Serving the Upper Peninsula of Michigan

In 1952, U.S. President Harry Truman was ending his second term in office, "Ozzie and Harriet" was beginning its run as a hit TV series, gas was .20 cents a gallon and Anderson Communications became a Motorola Service Station (MSS).

Founder Roy Anderson was not a newcomer to Motorola radio products. In 1941, as a radio engineer for the Michigan State Police he worked on Motorola radios. After a stint in the U.S. Army, Anderson returned to Michigan and the State Police. He married and in 1949 he and his wife, Mary, moved to Marquette where Anderson set up a radio repair shop in his basement on Kaye Avenue.

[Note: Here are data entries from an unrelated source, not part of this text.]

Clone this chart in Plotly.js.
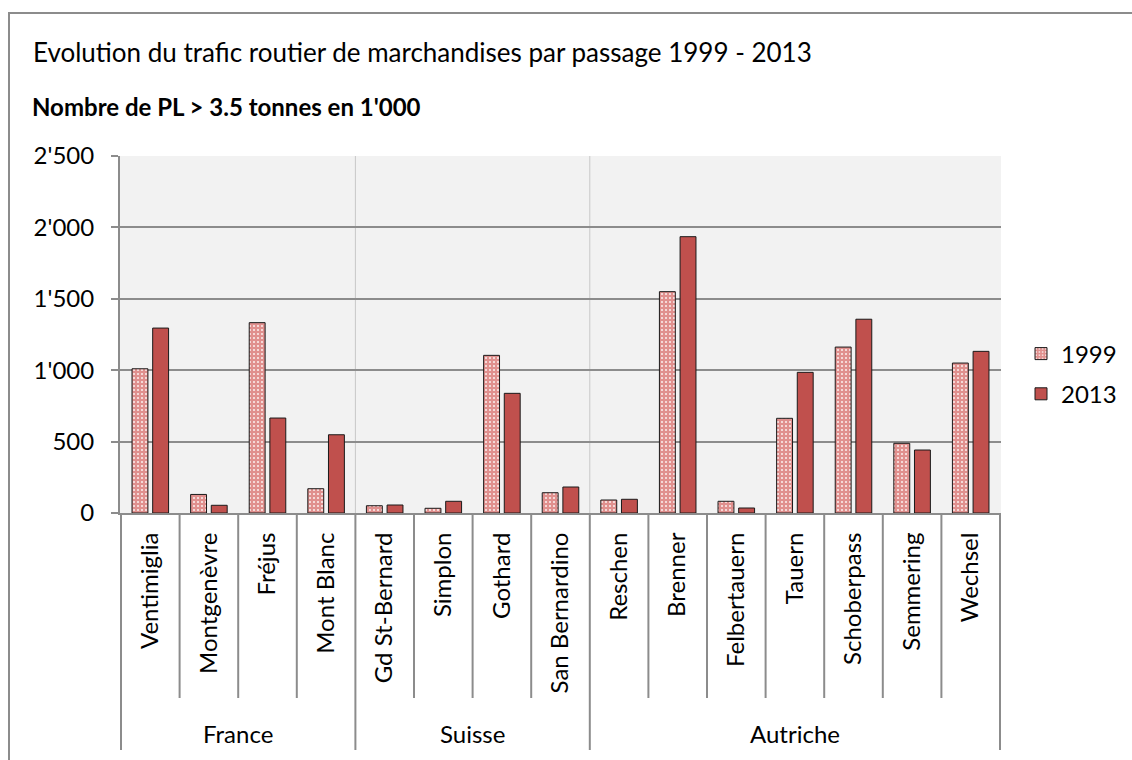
<!DOCTYPE html>
<html>
<head>
<meta charset="utf-8">
<script src="https://cdn.plot.ly/plotly-3.0.1.min.js"></script>
<style>
  html, body { margin: 0; padding: 0; overflow: hidden; background: #ffffff; }
  #frame { position: absolute; left: 8px; top: 12px; width: 1200px; height: 800px; border: 2px solid #8c8c8c; box-sizing: border-box; }
  #chart { position: absolute; left: 0; top: 0; width: 1132px; height: 760px; }
</style>
</head>
<body>
<div id="frame"></div>
<div id="chart"></div>
<script>
// ---- data ----
const categories = ["Ventimiglia", "Montgenèvre", "Fréjus", "Mont Blanc",
  "Gd St-Bernard", "Simplon", "Gothard", "San Bernardino",
  "Reschen", "Brenner", "Felbertauern", "Tauern", "Schoberpass", "Semmering", "Wechsel"];
const groups = ["France", "France", "France", "France",
  "Suisse", "Suisse", "Suisse", "Suisse",
  "Autriche", "Autriche", "Autriche", "Autriche", "Autriche", "Autriche", "Autriche"];
const values1999 = [1010, 130, 1333, 170, 51, 33, 1104, 142, 91, 1550, 82, 663, 1162, 488, 1050];
const values2013 = [1295, 54, 665, 548, 56, 82, 838, 182, 96, 1935, 35, 985, 1357, 441, 1132];
const seriesNames = ["1999", "2013"];
const chartTitle = "Evolution du trafic routier de marchandises par passage 1999 - 2013";
const chartSubtitle = "<b>Nombre de PL > 3.5 tonnes en 1'000</b>";

// ---- layout geometry (pixels) ----
const W = 1132, H = 760;
const M = { l: 120, r: 131, t: 156, b: 247 };
const plotW = W - M.l - M.r, plotH = H - M.t - M.b;
const px2x = px => (px - M.l) / plotW;
const py2y = py => (H - M.b - py) / plotH;

const FONT = 'Lato, "Open Sans", sans-serif';
const GRID = '#8c8c8c';

const traces = [
  {
    type: 'bar', name: seriesNames[0], x: categories, y: values1999,
    legendgroup: 'a',
    marker: {
      color: '#e29a98',
      line: { color: '#1a1a1a', width: 1 },
      pattern: { shape: '.', bgcolor: '#e0908e', fgcolor: '#fdf0f0', size: 4, solidity: 0.2 }
    },
    hoverinfo: 'x+y'
  },
  {
    type: 'bar', name: seriesNames[1], x: categories, y: values2013,
    legendgroup: 'b',
    marker: { color: '#c0504d', line: { color: '#1a1a1a', width: 1 } },
    hoverinfo: 'x+y'
  }
];

// group boundaries computed from the groups array
const shapes = [];
const annotations = [];
const groupList = [];
groups.forEach((g, i) => {
  if (!groupList.length || groupList[groupList.length - 1].name !== g) {
    groupList.push({ name: g, start: i, end: i });
  } else {
    groupList[groupList.length - 1].end = i;
  }
});
const innerBottom = py2y(698);
const outerBottom = py2y(750);

for (let i = 1; i < categories.length; i++) {
  const isGroupEdge = groups[i] !== groups[i - 1];
  if (!isGroupEdge) {
    shapes.push({ type: 'line', xref: 'x', yref: 'paper', x0: i - 0.5, x1: i - 0.5, y0: 0, y1: innerBottom,
      line: { color: GRID, width: 2 } });
  }
}
groupList.forEach((g, gi) => {
  const edges = [g.start - 0.5];
  if (gi === groupList.length - 1) edges.push(g.end + 0.5);
  edges.forEach(e => {
    const interior = e > -0.5 && e < categories.length - 0.5;
    if (interior) {
      shapes.push({ type: 'line', xref: 'x', yref: 'paper', x0: e, x1: e, y0: 0, y1: 1, layer: 'below',
        line: { color: '#c8c8c8', width: 1 } });
    }
    shapes.push({ type: 'line', xref: 'x', yref: 'paper', x0: e, x1: e, y0: 0, y1: outerBottom,
      line: { color: GRID, width: 2 } });
  });
  annotations.push({
    xref: 'x', yref: 'paper', x: (g.start + g.end) / 2, y: py2y(733),
    text: g.name, showarrow: false, xanchor: 'center', yanchor: 'middle',
    font: { family: FONT, size: 24, color: '#000000' }
  });
});

annotations.push({
  xref: 'paper', yref: 'paper', x: px2x(30), y: py2y(106), xanchor: 'left', yanchor: 'middle',
  text: chartSubtitle, showarrow: false, font: { family: FONT, size: 24, color: '#000000' }
});

const layout = {
  width: W, height: H,
  margin: M,
  paper_bgcolor: 'rgba(0,0,0,0)',
  plot_bgcolor: '#f2f2f2',
  separators: ".'",
  font: { family: FONT, size: 24, color: '#000000' },
  title: {
    text: chartTitle,
    xref: 'container', yref: 'container',
    x: 33 / W, xanchor: 'left', y: 1 - 53 / H, yanchor: 'middle',
    font: { family: FONT, size: 26, color: '#000000' }
  },
  barmode: 'group',
  bargap: 0.295,
  bargroupgap: 0.23,
  showlegend: true,
  legend: {
    xref: 'container', yref: 'container',
    x: 1021 / W, xanchor: 'left', y: 1 - 374 / H, yanchor: 'middle',
    bgcolor: 'rgba(0,0,0,0)', font: { family: FONT, size: 24, color: '#000000' },
    traceorder: 'grouped', tracegroupgap: 6
  },
  xaxis: {
    type: 'category',
    tickangle: -90,
    ticks: '',
    showgrid: false,
    showline: true, linecolor: GRID, linewidth: 2,
    ticklabelstandoff: 8,
    tickfont: { family: FONT, size: 24, color: '#000000' },
    fixedrange: true
  },
  yaxis: {
    range: [0, 2500], dtick: 500, tick0: 0,
    tickformat: ',d',
    showgrid: true, gridcolor: GRID, gridwidth: 2,
    zeroline: false,
    showline: true, linecolor: GRID, linewidth: 2,
    ticks: 'outside', ticklen: 7, tickwidth: 2, tickcolor: GRID,
    ticklabelstandoff: 12,
    tickfont: { family: FONT, size: 24, color: '#000000' },
    fixedrange: true
  },
  shapes: shapes,
  annotations: annotations
};

Plotly.newPlot('chart', traces, layout, { displayModeBar: false, staticPlot: true });
</script>
</body>
</html>
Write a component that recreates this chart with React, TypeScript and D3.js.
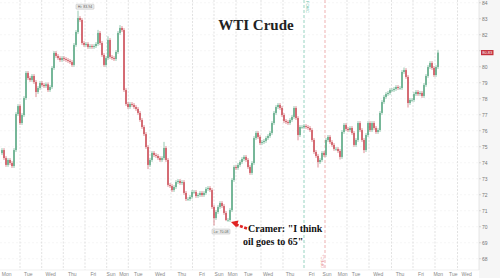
import React from "react";
import * as d3 from "d3";

const closes = [
  74.79, 74.29, 73.86, 74.17, 73.98, 73.79, 74.79, 77.04, 77.54, 76.48,
  76.98, 78.04, 79.61, 79.29, 79.17, 79.42, 79.04, 78.42, 78.67, 78.98,
  78.86, 78.79, 78.9, 78.54, 78.73, 79.92, 80.86, 80.67, 80.54, 80.42,
  80.54, 80.48, 80.42, 80.36, 80.29, 80.11, 81.36, 82.17, 83.04, 82.92,
  81.48, 81.36, 81.42, 81.23, 81.29, 81.23, 81.29, 81.42, 82.11, 81.48,
  80.73, 80.11, 80.54, 81.67, 80.61, 80.54, 80.48, 80.92, 82.11, 82.42,
  82.29, 78.54, 77.67, 77.48, 77.67, 77.61, 77.48, 77.36, 77.11, 76.67,
  76.23, 75.79, 74.98, 73.86, 74.17, 74.61, 74.48, 74.42, 74.29, 74.17,
  74.29, 74.92, 74.17, 72.61, 72.54, 72.29, 72.48, 72.79, 72.86, 72.73,
  72.79, 72.11, 71.73, 71.73, 71.86, 72.17, 72.17, 71.92, 71.98, 72.11,
  71.98, 72.11, 72.36, 72.42, 72.29, 71.23, 70.54, 70.92, 71.23, 71.48,
  71.29, 70.86, 70.42, 70.42, 71.04, 72.92, 73.73, 73.67, 73.86, 74.04,
  74.23, 74.36, 74.17, 73.73, 73.36, 73.98, 75.54, 75.86, 75.61, 75.23,
  75.29, 75.36, 75.54, 75.67, 75.86, 76.48, 77.11, 77.48, 77.61, 77.42,
  76.98, 76.61, 76.54, 76.48, 76.67, 76.86, 77.42, 76.79, 75.73, 76.23,
  76.23, 76.29, 76.23, 76.17, 76.04, 75.42, 74.67, 74.42, 74.04, 74.17,
  74.61, 74.48, 75.42, 75.61, 75.29, 75.11, 74.86, 74.86, 74.73, 74.36,
  75.92, 76.36, 76.11, 76.04, 76.17, 75.86, 75.11, 75.42, 76.48, 76.04,
  75.42, 74.79, 75.73, 76.48, 76.04, 76.48, 76.17, 75.92, 76.04, 77.11,
  77.79, 78.11, 78.29, 78.36, 78.54, 78.54, 78.61, 78.73, 78.67, 78.67,
  79.67, 79.79, 79.36, 77.73, 77.92, 77.92, 78.29, 78.42, 78.29, 78.36,
  78.17, 78.86, 79.42, 79.98, 80.23, 79.92, 79.48, 79.98, 80.88,
];
const firstOpen = 74.6;
// [candle number, high]
const spikeHighs: [number, number][] = [
  [39, 83.5], [49, 82.3], [54, 81.9], [60, 82.6], [82, 75.3],
  [202, 79.95], [215, 80.35], [219, 81.05],
];
// [candle number, low]
const spikeLows: [number, number][] = [
  [18, 78.1], [74, 73.6], [107, 70.08], [113, 70.35], [149, 75.4],
  [159, 73.7], [170, 74.2], [182, 74.6], [204, 77.45],
];
const hiCandle = 39;
const loCandle = 107;
const hiText = "Hi: 83.94";
const loText = "Lo: 70.08";
const lastText = "80.83";

const yTicks = [84, 83, 82, 81, 80, 79, 78, 77, 76, 75, 74, 73, 72, 71, 70, 69, 68];
const dayLabels = [
  "Mon", "Tue", "Wed", "Thu", "Fri", "Sun", "Mon", "Tue", "Wed", "Thu", "Fri", "Sun", "Mon",
  "Tue", "Wed", "Thu", "Fri", "Sun", "Mon", "Tue", "Wed", "Thu", "Fri", "Mon", "Tue", "Wed",
];
const dayLabelAt = [
  3.35, 14.15, 25.35, 36.15, 46.65, 55.5, 62, 69.15, 80, 90.85, 101, 109.5, 116.3,
  124.15, 134, 145, 155.85, 163.5, 171.35, 178, 189.15, 200, 210.5, 219.15, 226.65, 233.35,
];
const dayGridAt = [
  10, 20.85, 31.65, 42.5, 53.35, 64.15, 75, 85.5, 96.25, 107, 118, 130.5, 141.5,
  173.5, 184.5, 195.75, 206.5, 217.5, 228.75,
];
const eventAt = [152, 162.5];
const eventNames = ["FOMC", "OPEC+"];

const W = 500;
const H = 278;
const plotRight = 479;
const plotBottom = 270;

export default function App() {
  const x = d3.scaleLinear().domain([0, 239.5]).range([0, plotRight]);
  const y = d3.scaleLinear().domain([84, 68]).range([2.7, 258.7]);

  const hiMap = new Map(spikeHighs);
  const loMap = new Map(spikeLows);
  const candles = closes.map((c, i) => {
    const k = i + 1;
    const o = i === 0 ? firstOpen : closes[i - 1];
    const hi = hiMap.has(k) ? (hiMap.get(k) as number) : Math.max(o, c) + 0.12;
    const lo = loMap.has(k) ? (loMap.get(k) as number) : Math.min(o, c) - 0.12;
    return { k, o, c, hi, lo };
  });

  const up = "#3f9a70";
  const down = "#c4303c";
  const hiX = x(hiCandle);
  const hiY = y(hiMap.get(hiCandle) as number);
  const loX = x(loCandle);
  const loY = y(loMap.get(loCandle) as number);
  const last = closes[closes.length - 1];
  const lastY = y(last);

  return (
    <svg
      width={W}
      height={H}
      style={{ position: "absolute", left: 0, top: 0, background: "#fff" }}
      fontFamily="'Liberation Sans', Arial, sans-serif"
    >
      <rect x={plotRight} y={0} width={W - plotRight} height={H} fill="#f6f6f6" />
      <line x1={plotRight} x2={plotRight} y1={0} y2={plotBottom} stroke="#d8d8d8" strokeWidth={0.6} />

      {yTicks.map((t) => (
        <g key={"y" + t}>
          <line x1={0} x2={plotRight} y1={y(t)} y2={y(t)} stroke="#efefef" strokeWidth={0.5} strokeDasharray="2,2" />
          <line x1={plotRight} x2={plotRight + 2} y1={y(t)} y2={y(t)} stroke="#bbb" strokeWidth={0.5} />
          {Math.abs(y(t) - lastY) > 5 && (
            <text x={plotRight + 3} y={y(t) + 1.8} fontSize={5} fill="#777">
              {t}
            </text>
          )}
        </g>
      ))}

      {dayGridAt.map((d, i) => (
        <line
          key={"g" + i}
          x1={x(d)}
          x2={x(d)}
          y1={0}
          y2={plotBottom}
          stroke="#cfcfcf"
          strokeWidth={0.6}
          strokeDasharray="2,1.5"
        />
      ))}
      <line x1={0} x2={plotRight} y1={plotBottom} y2={plotBottom} stroke="#e2e2e2" strokeWidth={0.5} />
      {dayLabels.map((l, i) => (
        <text key={"d" + i} x={x(dayLabelAt[i])} y={275.5} fontSize={5} fill="#888" textAnchor="middle">
          {l}
        </text>
      ))}

      <line x1={x(eventAt[0])} x2={x(eventAt[0])} y1={0} y2={plotBottom} stroke="#6cc0a8" strokeWidth={0.7} strokeDasharray="3,2" />
      <text transform={`translate(${x(eventAt[0]) + 1.6},1) rotate(90)`} fontSize={4} fill="#6cc0a8">
        {eventNames[0]}
      </text>
      <line x1={x(eventAt[1])} x2={x(eventAt[1])} y1={0} y2={plotBottom} stroke="#e89090" strokeWidth={0.7} strokeDasharray="3,2" />
      <text transform={`translate(${x(eventAt[1]) - 0.6},268) rotate(-90)`} fontSize={4} fill="#e89090">
        {eventNames[1]}
      </text>

      <text x={256} y={30} fontSize={15} fontWeight="bold" fontFamily="'Liberation Serif', 'Times New Roman', serif" fill="#222" textAnchor="middle">
        WTI Crude
      </text>

      {candles.map((d) => {
        const col = d.c >= d.o ? up : down;
        const top = y(Math.max(d.o, d.c));
        const bot = y(Math.min(d.o, d.c));
        return (
          <g key={"c" + d.k}>
            <line x1={x(d.k)} x2={x(d.k)} y1={y(d.hi)} y2={y(d.lo)} stroke={col} strokeWidth={0.55} />
            <rect x={x(d.k) - 0.6} y={top} width={1.2} height={Math.max(0.6, bot - top)} fill={col} />
          </g>
        );
      })}

      <g>
        <rect x={hiX - 2} y={hiY - 6.5} width={18} height={5} fill="#eeeeee" stroke="#aaa" strokeWidth={0.4} rx={0.8} />
        <text x={hiX + 7} y={hiY - 2.8} fontSize={3.6} fill="#555" textAnchor="middle">
          {hiText}
        </text>
        <rect x={loX - 2} y={loY + 3.6} width={18} height={5} fill="#eeeeee" stroke="#aaa" strokeWidth={0.4} rx={0.8} />
        <text x={loX + 7} y={loY + 7.3} fontSize={3.6} fill="#555" textAnchor="middle">
          {loText}
        </text>
      </g>

      <rect x={plotRight + 2} y={lastY - 2.6} width={12.5} height={5.2} fill="#c4303c" />
      <text x={plotRight + 8.2} y={lastY + 1.5} fontSize={4} fill="#fff" textAnchor="middle">
        {lastText}
      </text>

      <g>
        <line x1={247} y1={228.5} x2={236} y2={224.5} stroke="#e02424" strokeWidth={2.6} strokeDasharray="3,1.5" />
        <path d="M231,222 L238.5,220.6 L236.4,227.6 Z" fill="#e02424" />
      </g>
      <g fontFamily="'Liberation Serif', 'Times New Roman', serif" fontWeight="bold" fontSize={10} fill="#111">
        <text x={248} y={232}>Cramer: "I think</text>
        <text x={243} y={245}>oil goes to 65"</text>
      </g>
    </svg>
  );
}
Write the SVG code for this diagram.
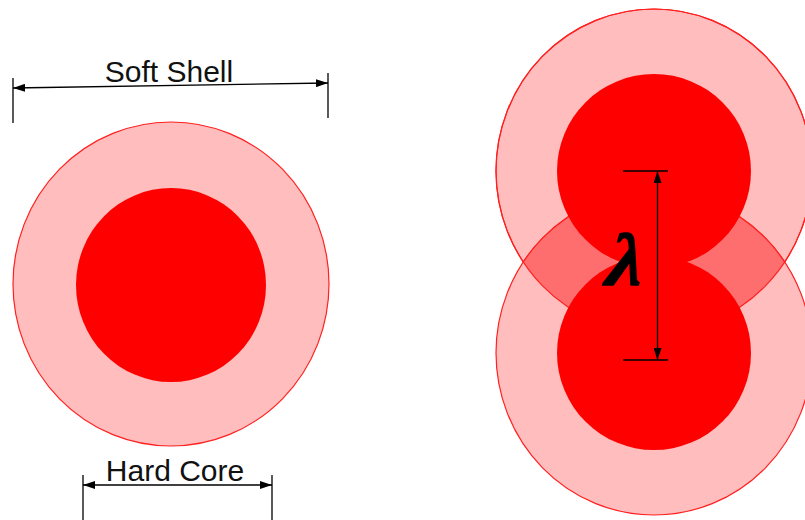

In 1952, Anderson Communications became an official Motorola Service Station and shortly after that Anderson left the Michigan State Police and turned his love for working with radios and electronics into a full-time business.

Just like Motorola, Anderson started as a family business and continues to be part of the family. After 50 years, Roy turned the dealership over to his son Fred, and President Fred Anderson continues the family business.

"MSS' like Anderson's is crucial to the success of Motorola," said Bob Galvin, former Motorola Chairman of the Board and son of Paul Galvin who founded Motorola. "As a Motorola MSS, Fred and his team are the contact between the customer and Motorola. It is extremely rewarding to see a business like Anderson's grow and prosper and to know that it is part of the Motorola family."